**Given task**. Restate the data below word for word. Skip any images it contains.

━━━━━━━━━━━━━━━━━━━━━━━━━━━━━━

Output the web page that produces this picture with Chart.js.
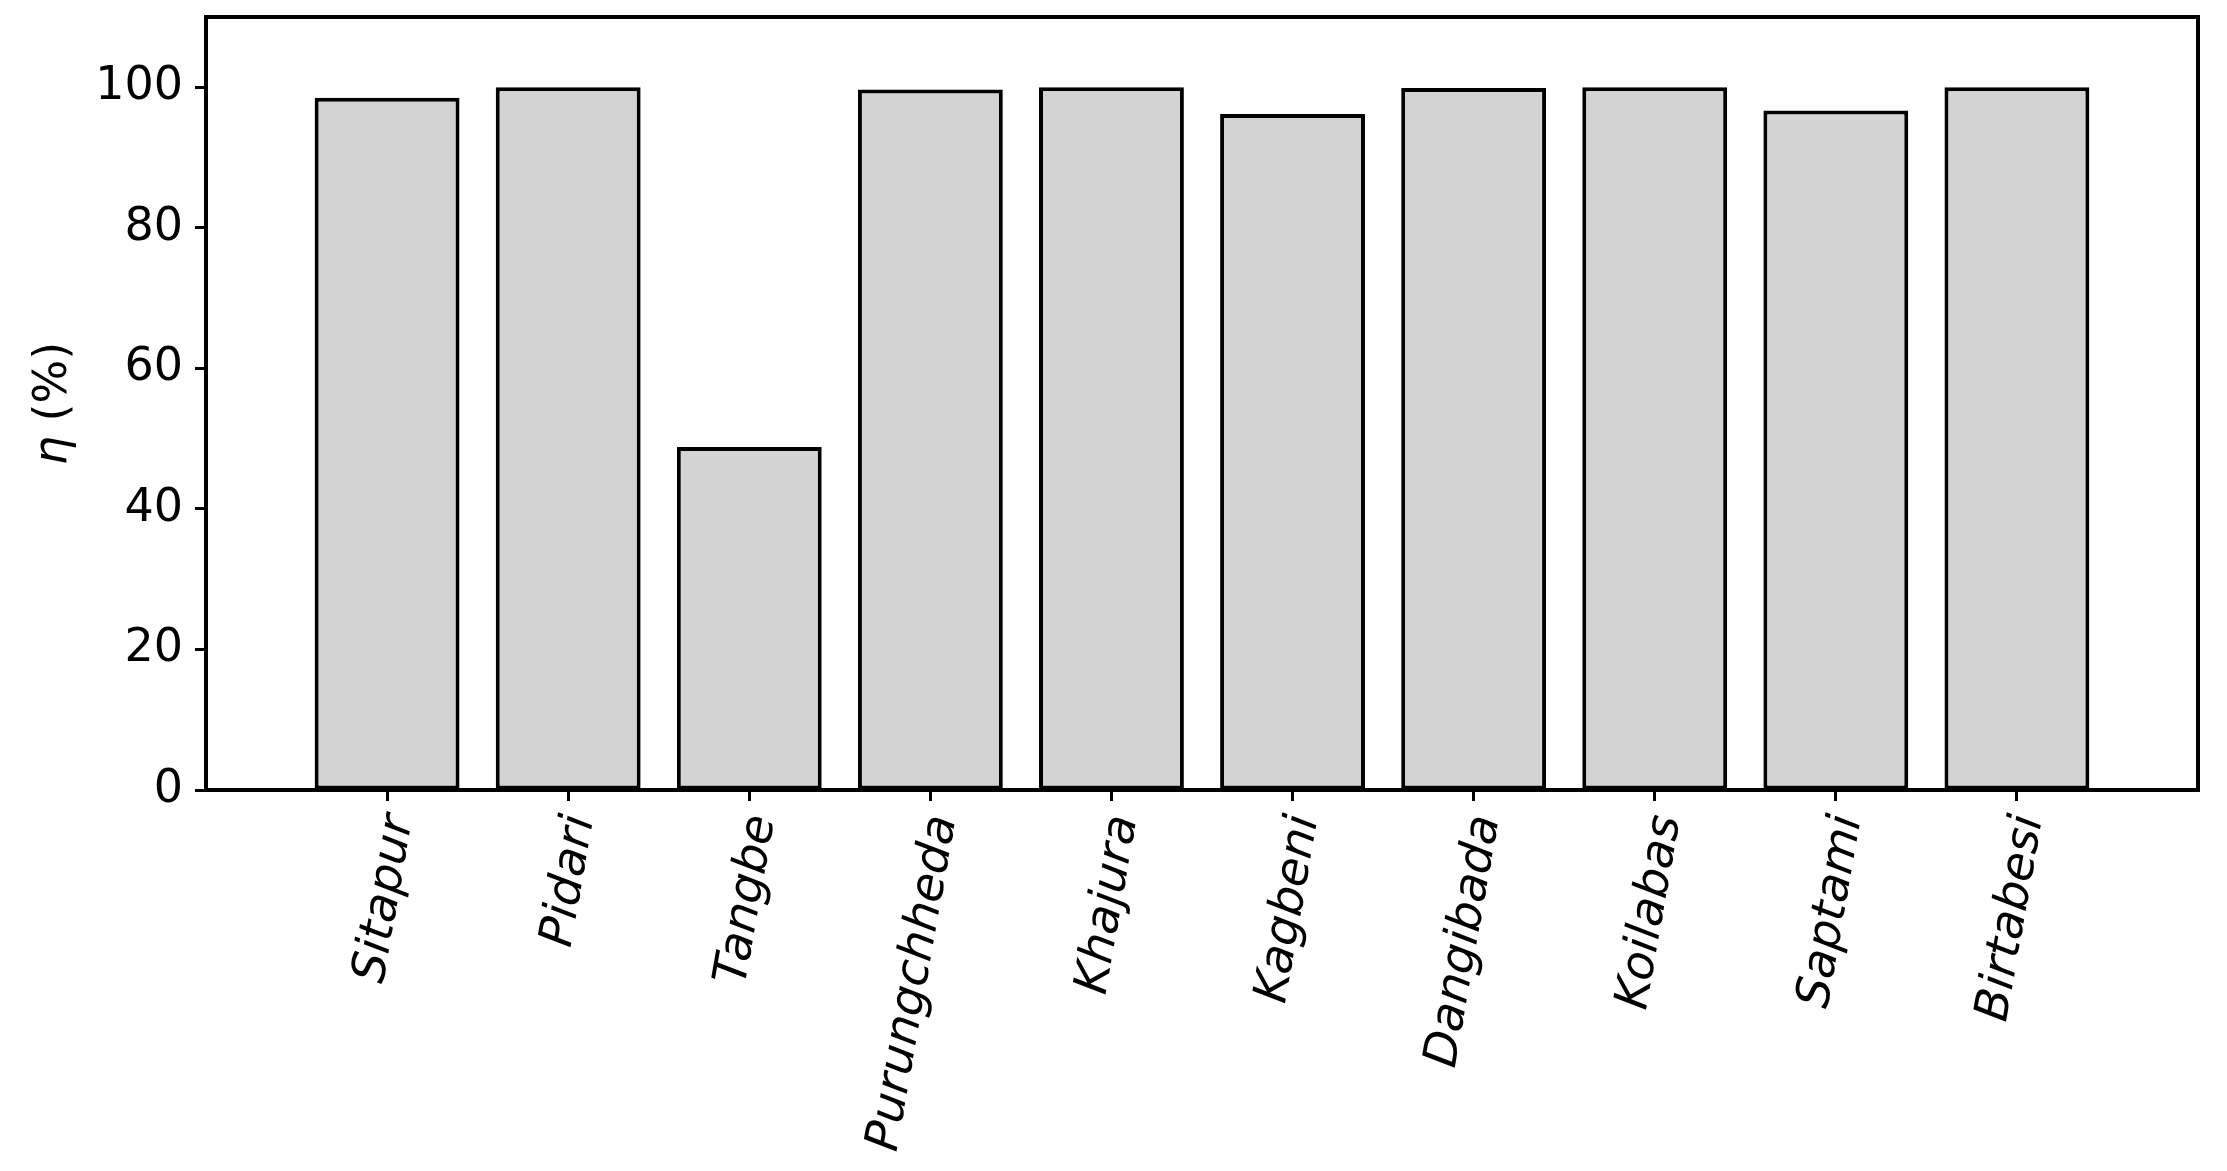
<!DOCTYPE html>
<html>
<head>
<meta charset="utf-8">
<script src="https://cdn.jsdelivr.net/npm/chart.js@4.4.1/dist/chart.umd.min.js"></script>
<style>
  html, body { margin: 0; padding: 0; background: #fff; }
  #wrap { width: 2227px; height: 1171px; position: relative; }
</style>
</head>
<body>
<div id="wrap"><canvas id="chart"></canvas></div>
<script>
// Sites (x categories) and efficiency values.
const sites = [
  "Sitapur", "Pidari", "Tangbe", "Purungchheda", "Khajura",
  "Kagbeni", "Dangibada", "Koilabas", "Saptami", "Birtabesi",
];
const eta = [98.5, 100, 48.8, 99.7, 100, 96.2, 99.9, 100, 96.7, 100];
const yTicks = [0, 20, 40, 60, 80, 100];
const yLabelMath = "η";
const yLabelRest = " (%)";

const FONT = "'DejaVu Sans', sans-serif";
const FS = 46;

// Full box around the plot plus the y label with an italic eta.
const frame = {
  id: "frame",
  afterDraw(chart) {
    const { ctx, chartArea: a } = chart;
    ctx.save();
    ctx.strokeStyle = "#000";
    ctx.lineWidth = 4;
    ctx.strokeRect(a.left, a.top, a.right - a.left, a.bottom - a.top);

    ctx.translate(54, (a.top + a.bottom) / 2);
    ctx.rotate(-Math.PI / 2);
    ctx.fillStyle = "#000";
    ctx.textBaseline = "middle";
    ctx.font = `italic ${FS}px ${FONT}`;
    const w1 = ctx.measureText(yLabelMath).width;
    ctx.font = `${FS}px ${FONT}`;
    const w2 = ctx.measureText(yLabelRest).width;
    let x = -(w1 + w2) / 2;
    ctx.textAlign = "left";
    ctx.font = `italic ${FS}px ${FONT}`;
    ctx.fillText(yLabelMath, x, 0);
    ctx.font = `${FS}px ${FONT}`;
    ctx.fillText(yLabelRest, x + w1, 0);
    ctx.restore();
  },
};

new Chart(document.getElementById("chart"), {
  type: "bar",
  data: {
    datasets: [{
      data: eta.map((v, i) => ({ x: i, y: v })),
      backgroundColor: "#d3d3d3",
      borderColor: "#000",
      borderWidth: 4,
      borderSkipped: false,
      barPercentage: 0.8,
      categoryPercentage: 1.0,
    }],
  },
  plugins: [frame],
  options: {
    responsive: true,
    maintainAspectRatio: false,
    animation: false,
    devicePixelRatio: 1,
    layout: { padding: { left: 0, top: 17, right: 29, bottom: 0 } },
    plugins: { legend: { display: false }, tooltip: { enabled: false } },
    scales: {
      x: {
        type: "linear",
        min: -1,
        max: 10,
        offset: false,
        afterBuildTicks: (axis) => { axis.ticks = sites.map((_, i) => ({ value: i })); },
        afterFit: (axis) => { axis.height = 1171 - 790; },
        grid: {
          offset: false,
          drawOnChartArea: false,
          tickLength: 11,
          tickWidth: 3,
          tickColor: "#000",
        },
        border: { display: false },
        ticks: {
          autoSkip: false,
          minRotation: 80,
          maxRotation: 80,
          padding: 10,
          labelOffset: 13,
          color: "#000",
          font: { family: FONT, size: 47, style: "italic" },
          callback: (v) => sites[v] ?? "",
        },
      },
      y: {
        min: 0,
        max: 110,
        afterBuildTicks: (axis) => { axis.ticks = yTicks.map((v) => ({ value: v })); },
        afterFit: (axis) => {
          axis.width = 206;
          axis.paddingTop = 0;
          axis.paddingBottom = 0;
        },
        grid: {
          drawOnChartArea: false,
          tickLength: 11,
          tickWidth: 3,
          tickColor: "#000",
        },
        border: { display: false },
        ticks: {
          padding: 12,
          color: "#000",
          font: { family: FONT, size: FS },
        },
      },
    },
  },
});
</script>
</body>
</html>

━━━━━━━━━━━━━━━━━━━━━━━━━━━━━━

**Response to the exercise**.
Output the web page that produces this picture with Chart.js.
<!DOCTYPE html>
<html>
<head>
<meta charset="utf-8">
<script src="https://cdn.jsdelivr.net/npm/chart.js@4.4.1/dist/chart.umd.min.js"></script>
<style>
  html, body { margin: 0; padding: 0; background: #fff; }
  #wrap { width: 2227px; height: 1171px; position: relative; }
</style>
</head>
<body>
<div id="wrap"><canvas id="chart"></canvas></div>
<script>
// Sites (x categories) and efficiency values.
const sites = [
  "Sitapur", "Pidari", "Tangbe", "Purungchheda", "Khajura",
  "Kagbeni", "Dangibada", "Koilabas", "Saptami", "Birtabesi",
];
const eta = [98.5, 100, 48.8, 99.7, 100, 96.2, 99.9, 100, 96.7, 100];
const yTicks = [0, 20, 40, 60, 80, 100];
const yLabelMath = "η";
const yLabelRest = " (%)";

const FONT = "'DejaVu Sans', sans-serif";
const FS = 46;

// Full box around the plot plus the y label with an italic eta.
const frame = {
  id: "frame",
  afterDraw(chart) {
    const { ctx, chartArea: a } = chart;
    ctx.save();
    ctx.strokeStyle = "#000";
    ctx.lineWidth = 4;
    ctx.strokeRect(a.left, a.top, a.right - a.left, a.bottom - a.top);

    ctx.translate(54, (a.top + a.bottom) / 2);
    ctx.rotate(-Math.PI / 2);
    ctx.fillStyle = "#000";
    ctx.textBaseline = "middle";
    ctx.font = `italic ${FS}px ${FONT}`;
    const w1 = ctx.measureText(yLabelMath).width;
    ctx.font = `${FS}px ${FONT}`;
    const w2 = ctx.measureText(yLabelRest).width;
    let x = -(w1 + w2) / 2;
    ctx.textAlign = "left";
    ctx.font = `italic ${FS}px ${FONT}`;
    ctx.fillText(yLabelMath, x, 0);
    ctx.font = `${FS}px ${FONT}`;
    ctx.fillText(yLabelRest, x + w1, 0);
    ctx.restore();
  },
};

new Chart(document.getElementById("chart"), {
  type: "bar",
  data: {
    datasets: [{
      data: eta.map((v, i) => ({ x: i, y: v })),
      backgroundColor: "#d3d3d3",
      borderColor: "#000",
      borderWidth: 4,
      borderSkipped: false,
      barPercentage: 0.8,
      categoryPercentage: 1.0,
    }],
  },
  plugins: [frame],
  options: {
    responsive: true,
    maintainAspectRatio: false,
    animation: false,
    devicePixelRatio: 1,
    layout: { padding: { left: 0, top: 17, right: 29, bottom: 0 } },
    plugins: { legend: { display: false }, tooltip: { enabled: false } },
    scales: {
      x: {
        type: "linear",
        min: -1,
        max: 10,
        offset: false,
        afterBuildTicks: (axis) => { axis.ticks = sites.map((_, i) => ({ value: i })); },
        afterFit: (axis) => { axis.height = 1171 - 790; },
        grid: {
          offset: false,
          drawOnChartArea: false,
          tickLength: 11,
          tickWidth: 3,
          tickColor: "#000",
        },
        border: { display: false },
        ticks: {
          autoSkip: false,
          minRotation: 80,
          maxRotation: 80,
          padding: 10,
          labelOffset: 13,
          color: "#000",
          font: { family: FONT, size: 47, style: "italic" },
          callback: (v) => sites[v] ?? "",
        },
      },
      y: {
        min: 0,
        max: 110,
        afterBuildTicks: (axis) => { axis.ticks = yTicks.map((v) => ({ value: v })); },
        afterFit: (axis) => {
          axis.width = 206;
          axis.paddingTop = 0;
          axis.paddingBottom = 0;
        },
        grid: {
          drawOnChartArea: false,
          tickLength: 11,
          tickWidth: 3,
          tickColor: "#000",
        },
        border: { display: false },
        ticks: {
          padding: 12,
          color: "#000",
          font: { family: FONT, size: FS },
        },
      },
    },
  },
});
</script>
</body>
</html>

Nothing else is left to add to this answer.